Clearly, you’d stop early in this hierarchy based on LOD.

For streaming, you’d store the active nodes of the trees in a big pool and just request the unavailable ones on the fly a la standard 2D virtual texturing.

Maybe you’d build a simple 3D volume texture “brick” to substitute for the most detailed node currently loaded to cut down on “manual” filtering.

Maybe you’d store multiple hash grids. For very small triangles (the majority of them, these days) you may be able to “short cut” much deeper into the tree than for big triangles. These grids would be extremely sparse so storage should be okay if you have some very coarse streaming on top of this. For very distant triangles you may need to start at the real root of the RA-tree instead of using the grids as a short cut.

This is very similar to what the Sparse Voxel Octree crowd (including myself) are doing, but we’re also relying on data held within the tree for spatial data, i.e. whether a cell in space has color or is empty. This eliminates the need for polygons to describe which points in space should be rendered.

I read through the slides and found that I had already derived most of the techniques from scratch for use in my voxel-octree rasterizer. The only major exception is that I’m not (yet) using codebooks for differential color compression. I’ll have to try it out, as storing CPU-friendly RGB24 values for every voxel accounts for about 80% of my memory usage, and this will get even worse if I add per-voxel normals.

The hierarchical incremental calculation provided by primal-subdivision trees is a very powerful tool. I use it to replace the traditional model->view matrix transformation and uses about 1/4 as many cycles to compute the screen-space position of a tree node. I’m currently looking at using quadratic interpolation of position instead of linear to allow “space warps”, which would allow me to animate these voxel octrees.

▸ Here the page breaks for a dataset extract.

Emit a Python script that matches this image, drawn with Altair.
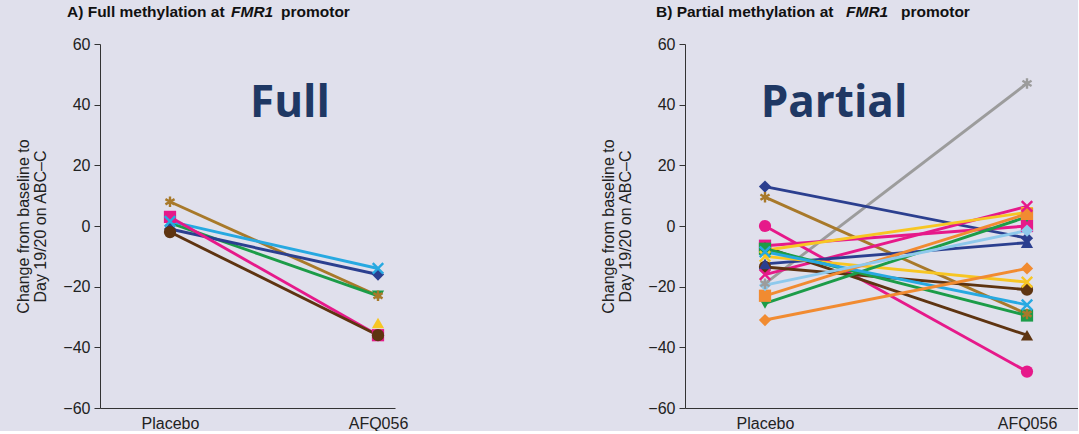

Still, it saddens me to see that the RATrees paper came out in 2007, and that you had this idea in 2010, yet AFAIK nobody has actually used this technique, even for 2D textures, for a production game.

Side note: I’m amazed at how prolific you are on the internet. I saw “ssylvan” commenting on Rust on github, recognizing the name but not remembering where from, and tracked you here. I used to look out for your comments on Reddit as they were some of the best. Definitely subscribing to this blog.

You’re rasterizing the tree directly? That’s pretty awesome! Are you documenting this somewhere or is it a private thing? I’d love to see how it goes!

Yep, walking the tree, culling, finding the transformed XYZ of each non-culled node, then drawing it as a cube on screen. My performance isn’t great, but it’s within an order of magnitude of being useful for game engines. I currently get 30-40FPS @ 720p on a derivative of the Sponza scene, with a 1024^3 grid. It uses 80MB for the octree, which currently only holds RGB24 color data.

There’s two other people AFAIK working on this, or something similar: Atomontage and Euclideon, but they’re both closed source and hoping to make money from it (though Atomontage is much less greedy sounding). I’m open source, but only doing this as a hobby.

The source is at https://bitbucket.org/BinarySplit/voxel but I frequently forget to push, and setting it up for compilation would take ages to explain >_<. My plan is just to post it on Reddit and similar places when I actually get something worth being excited over.